Furthermore, SGP data did not provide useful information regarding student growth. In analyzing students’ SGPs, I noticed obvious general patterns: students with disabilities had lower SGPs than students without disabilities, English language learners had lower SGPs than students fluent in English, students who had some kind of trauma that year (e.g., parents’ divorce) had lower SGPs, and students with behavioral/social issues had lower SGPs.  SGPs were correlated strongly with test performance: in one year, for example, the median ELA SGP for students in the “Advanced” category was 88, compared with 51.5 for “Proficient” students, 19.5 for “Needs Improvement,” and 5 for the “Warning” category.

There were also wide swings in student SGPs, not explainable except perhaps by differences in student performance on particular test days.  One student with disabilities had an SGP of 1 in the first year and 71 in the next, while another student had SGPs of 4 in ELA and 94 in math in 4th grade and SGPs of 50 in ELA and 4 in math in 5th grade, both with consistent district test scores.

So how does this “information” impact real people in a real school?  As a principal, I found that it added nothing to what I already knew about the teaching and learning in my school.  Using these numbers for teacher evaluation does, however, negatively impact schools: it demoralizes and discourages teachers, and it has the potential to affect class and teacher assignments. 

In real schools, student and teacher assignments are not random.  Students are grouped for specific purposes, and teachers are assigned classes for particular reasons.

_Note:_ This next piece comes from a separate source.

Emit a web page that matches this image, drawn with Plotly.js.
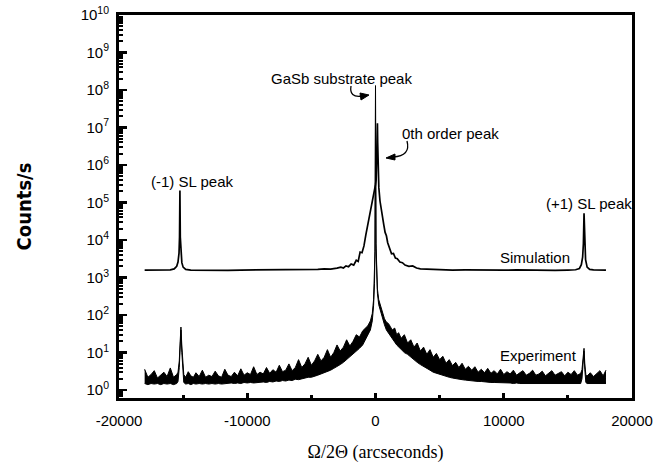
<!DOCTYPE html>
<html>
<head>
<meta charset="utf-8">
<script src="https://cdn.plot.ly/plotly-3.0.1.min.js"></script>
<style>html,body{margin:0;padding:0;background:#fff;}#chart{width:666px;height:468px;}</style>
</head>
<body>
<div id="chart"></div>
<script>
// ---- Data ----
var simX = [-18000,-17000,-16000,-15700,-15500,-15400,-15320,-15280,-15250,-15220,-15180,-15100,-15000,-14800,-14400,
  -13500,-12500,-11500,-10500,-9500,-8500,-7500,-6500,-5500,-4500,
  -4000,-3500,-3000,-2700,-2500,-2300,-2100,-1900,-1700,-1500,-1350,-1200,-1050,-900,-750,-600,-450,-300,-200,-100,-50,
  0,50,100,130,150,170,200,260,350,450,550,650,750,850,950,
  1100,1250,1400,1550,1700,1900,2100,2300,2600,2900,3200,3500,4000,
  5000,6000,7000,8000,9000,10000,11000,12000,13000,14000,15000,
  15600,15900,16050,16150,16210,16260,16310,16380,16500,16700,17000,17500,17970];
var simY = [1580,1570,1600,1700,2000,2600,4500,12000,210000,12000,4500,2500,1900,1650,1590,
  1570,1600,1560,1590,1600,1570,1620,1600,1630,1650,
  1700,1680,1780,1900,1800,2050,1950,2300,2150,2900,2700,4800,4600,7000,14000,25000,45000,80000,120000,180000,250000,
  300000,400000,1500000,4000000,13000000,4000000,1200000,250000,110000,60000,35000,25000,16000,13000,8500,
  5800,4300,4400,3300,3200,2600,2500,2150,2000,2050,1800,1700,1680,
  1620,1580,1600,1570,1590,1580,1600,1570,1580,1560,1590,
  1620,1750,2200,3500,8000,52000,8000,3000,1900,1650,1600,1580,1580];

// Experiment: noisy trace, read as its upper and lower edges
var expX = [-18000,-17750,-17500,-17250,-17000,-16750,-16500,-16250,-16000,-15750,-15500,
  -15400,-15300,-15230,-15170,-15100,-15030,-14950,-14800,
  -14600,-14400,-14200,-14000,-13750,-13500,-13250,-13000,-12750,-12500,-12250,-12000,
  -11750,-11500,-11250,-11000,-10750,-10500,-10250,-10000,-9750,-9500,-9250,-9000,
  -8750,-8500,-8250,-8000,-7750,-7500,-7250,-7000,-6750,-6500,-6250,-6000,
  -5750,-5500,-5250,-5000,-4750,-4500,-4250,-4000,-3750,-3500,-3250,-3000,
  -2750,-2500,-2250,-2000,-1750,-1500,-1250,-1000,-800,-600,-400,-250,-150,-80,-40,-15,
  0,15,40,80,150,250,400,550,700,850,1000,
  1150,1300,1500,1650,1800,2000,2250,2500,2750,3000,3250,3500,3750,4000,4250,4500,4750,5000,
  5250,5500,5750,6000,6250,6500,6750,7000,7250,7500,7750,8000,
  8250,8500,8750,9000,9250,9500,9750,10000,10250,10500,10750,11000,
  11250,11500,11750,12000,12250,12500,12750,13000,13250,13500,13750,14000,
  14250,14500,14750,15000,15250,15500,15750,16000,
  16100,16200,16260,16320,16400,16500,16750,17000,17250,17500,17750,17970];
var expHigh = [3.6,2.2,2.6,3.3,2.1,2.5,3.0,2.3,3.9,2.2,2.6,
  3.0,6,20,48,15,5,2.6,2.2,
  3.1,2.4,2.2,2.9,2.3,3.4,2.2,2.5,2.3,3.2,2.4,2.2,
  3.6,2.5,2.3,3.0,2.4,3.7,2.5,2.9,2.6,4.2,2.6,3.0,
  2.7,4.0,2.8,3.5,3.0,4.6,3.1,3.4,5.0,3.3,4.0,6.5,
  4.0,5.0,7.5,4.6,6.0,9.0,6.0,7.5,12,7.5,10,16,
  11,14,22,15,20,30,26,38,45,52,70,110,260,900,5000,1000000,
  130000000,1000000,8000,1500,500,260,170,110,80,65,60,
  50,40,45,30,34,24,30,18,22,14,18,11,14,9,12,7.5,9.5,6.5,
  8.0,5.2,6.5,4.5,5.5,4.0,5.2,3.6,4.3,3.4,4.2,3.0,
  3.6,2.9,3.8,2.8,3.3,2.7,3.6,2.6,3.1,2.7,3.4,2.5,
  2.9,3.3,2.5,2.8,3.4,2.5,2.7,3.2,2.4,2.9,3.3,2.5,
  2.8,3.1,2.4,3.0,2.6,3.3,2.5,2.8,
  3.5,7,13,5,2.6,2.4,2.9,2.3,2.7,3.3,2.4,3.4];
var expLow = [1.5,1.4,1.5,1.45,1.5,1.4,1.5,1.45,1.5,1.4,1.5,
  1.7,4,14,40,10,3.5,1.6,1.45,
  1.5,1.4,1.5,1.45,1.5,1.45,1.5,1.45,1.5,1.45,1.5,1.45,
  1.5,1.5,1.55,1.5,1.55,1.5,1.6,1.55,1.6,1.55,1.6,1.6,
  1.65,1.6,1.7,1.65,1.75,1.7,1.8,1.75,1.85,1.8,1.95,1.9,
  2.0,2.1,2.2,2.2,2.4,2.5,2.7,2.9,3.1,3.4,3.8,4.2,
  4.8,5.5,6.5,7.5,9,11,13,16,22,28,40,70,180,700,4000,1000000,
  130000000,1000000,6000,1100,380,190,120,75,55,40,33,
  28,24,19,16,14,12,10,9,7.5,6.5,5.5,4.8,4.2,3.8,3.4,3.0,2.8,2.6,
  2.5,2.3,2.2,2.1,2.0,1.95,1.9,1.85,1.8,1.75,1.75,1.7,
  1.7,1.65,1.65,1.6,1.6,1.6,1.55,1.55,1.55,1.55,1.5,1.55,
  1.5,1.5,1.5,1.55,1.5,1.5,1.5,1.5,1.5,1.5,1.5,1.5,
  1.5,1.5,1.5,1.5,1.5,1.5,1.5,1.5,
  2.0,5,11,3.5,1.6,1.5,1.5,1.5,1.5,1.5,1.5,1.5];

var xTickVals = [-20000,-10000,0,10000,20000];
var xTickText = ['-20000','-10000','0','10000','20000'];
var yTickVals = [1,10,100,1000,10000,100000,1000000,10000000,100000000,1000000000,10000000000];
var yTickText = ['10<sup>0</sup>','10<sup>1</sup>','10<sup>2</sup>','10<sup>3</sup>','10<sup>4</sup>','10<sup>5</sup>','10<sup>6</sup>','10<sup>7</sup>','10<sup>8</sup>','10<sup>9</sup>','10<sup>10</sup>'];

var labelText = ['(-1) SL peak','GaSb substrate peak','0th order peak','(+1) SL peak','Simulation','Experiment'];

// ---- Layout helpers (pixel -> paper) ----
var W = 666, H = 468, ML = 119, MR = 34, MT = 15, MB = 70;
var PW = W - ML - MR, PH = H - MT - MB;
function px(x){ return (x - ML) / PW; }
function py(y){ return (H - MB - y) / PH; }

var sans = 'Liberation Sans, Arial, Helvetica, sans-serif';

var labelPos = [[192,182],[341,78],[450,133],[589,203],[535,257],[538,355]];
var annotations = labelText.map(function(t,i){
  return {text:t, xref:'paper', yref:'paper', x:px(labelPos[i][0]), y:py(labelPos[i][1]),
          xanchor:'center', yanchor:'middle', showarrow:false,
          font:{family:sans, size:15, color:'#000'}};
});

function P(x,y){ return px(x).toFixed(5)+','+py(y).toFixed(5); }
var shapes = [
  {type:'path', xref:'paper', yref:'paper', path:'M'+P(351,86)+' Q'+P(349,98)+' '+P(362,96),
   line:{color:'#000', width:1.3}},
  {type:'path', xref:'paper', yref:'paper', path:'M'+P(360,93)+' L'+P(369,95)+' L'+P(361,100)+' Z',
   fillcolor:'#000', line:{color:'#000', width:1}},
  {type:'path', xref:'paper', yref:'paper', path:'M'+P(407,141)+' Q'+P(411,156)+' '+P(393,157),
   line:{color:'#000', width:1.3}},
  {type:'path', xref:'paper', yref:'paper', path:'M'+P(395,154)+' L'+P(386,158)+' L'+P(395,160)+' Z',
   fillcolor:'#000', line:{color:'#000', width:1}}
];

var traces = [
  {x:simX, y:simY, type:'scatter', mode:'lines', line:{color:'#000', width:1.7}, name:'Simulation', hoverinfo:'skip'},
  {x:expX, y:expLow, type:'scatter', mode:'lines', line:{color:'#000', width:1}, name:'Experiment (low)', hoverinfo:'skip'},
  {x:expX, y:expHigh, type:'scatter', mode:'lines', fill:'tonexty', fillcolor:'#000', line:{color:'#000', width:1}, name:'Experiment', hoverinfo:'skip'}
];

var layout = {
  width:W, height:H,
  margin:{l:ML, r:MR, t:MT, b:MB, pad:0},
  paper_bgcolor:'#fff', plot_bgcolor:'#fff',
  showlegend:false,
  font:{family:sans, size:15, color:'#000'},
  xaxis:{
    range:[-20000,20000], tickmode:'array', tickvals:xTickVals, ticktext:xTickText,
    ticks:'inside', ticklen:5, tickwidth:3, tickcolor:'#000',
    minor:{dtick:5000, ticks:'inside', ticklen:3, tickwidth:3, tickcolor:'#000', showgrid:false},
    showline:true, linewidth:3, linecolor:'#000', mirror:true,
    showgrid:false, zeroline:false, ticklabelstandoff:7,
    tickfont:{family:sans, size:15, color:'#000'},
    title:{text:'\u03A9/2\u0398 (arcseconds)', font:{family:'Liberation Serif, Times New Roman, serif', size:18, color:'#000'}, standoff:18}
  },
  yaxis:{
    type:'log', range:[-0.21,10], tickmode:'array', tickvals:yTickVals, ticktext:yTickText,
    ticks:'inside', ticklen:8, tickwidth:2.5, tickcolor:'#000',
    minor:{dtick:'D1', ticks:'inside', ticklen:4, tickwidth:2, tickcolor:'#000', showgrid:false},
    showline:true, linewidth:3, linecolor:'#000', mirror:true,
    showgrid:false, zeroline:false, ticklabelstandoff:4,
    tickfont:{family:sans, size:15, color:'#000'},
    title:{text:'<b>Counts/s</b>', font:{family:'DejaVu Sans Condensed, Liberation Sans Narrow, Arial Narrow, sans-serif', size:20, color:'#000'}, standoff:44}
  },
  annotations:annotations,
  shapes:shapes
};

Plotly.newPlot('chart', traces, layout, {staticPlot:true, displayModeBar:false});
</script>
</body>
</html>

Students with disabilities and English language learners are often grouped to allow specialists, such as the speech/language teacher or the ELL teacher, to work more effectively with them.  Students with behavioral issues are sometimes placed in special classes, and are often assigned to teachers who work particularly well with them.  Leveled classes (AP, honors, remedial), create different student combinations, and teachers are assigned particular classes based on the administrator’s judgment of which teachers will do the best with which classes. For example, I would assign new or struggling teachers less challenging classes so I could work successfully with them on improving their skills.

 In the past, when I told a teacher that he/she had a particularly challenging class, because he/she could best work with these students, he/she generally cheerfully accepted the challenge, and felt complimented on his/her skills.  Now, that teacher could be concerned about the effect of that class on his/her evaluation.  Teachers may be reluctant to teach lower level courses, or to work with English language learners or students with behavioral issues, and administrators may hesitate to assign the most challenging classes to the most skilled teachers.

In short, in my experience, the use of this type of “value-added” measurement provides no useful information and has a negative impact on real teachers and real administrators in real schools. If “data” is not only not useful, but actively harmful, to those who are supposedly benefitting from using it, what is the point?  Why is this continuing?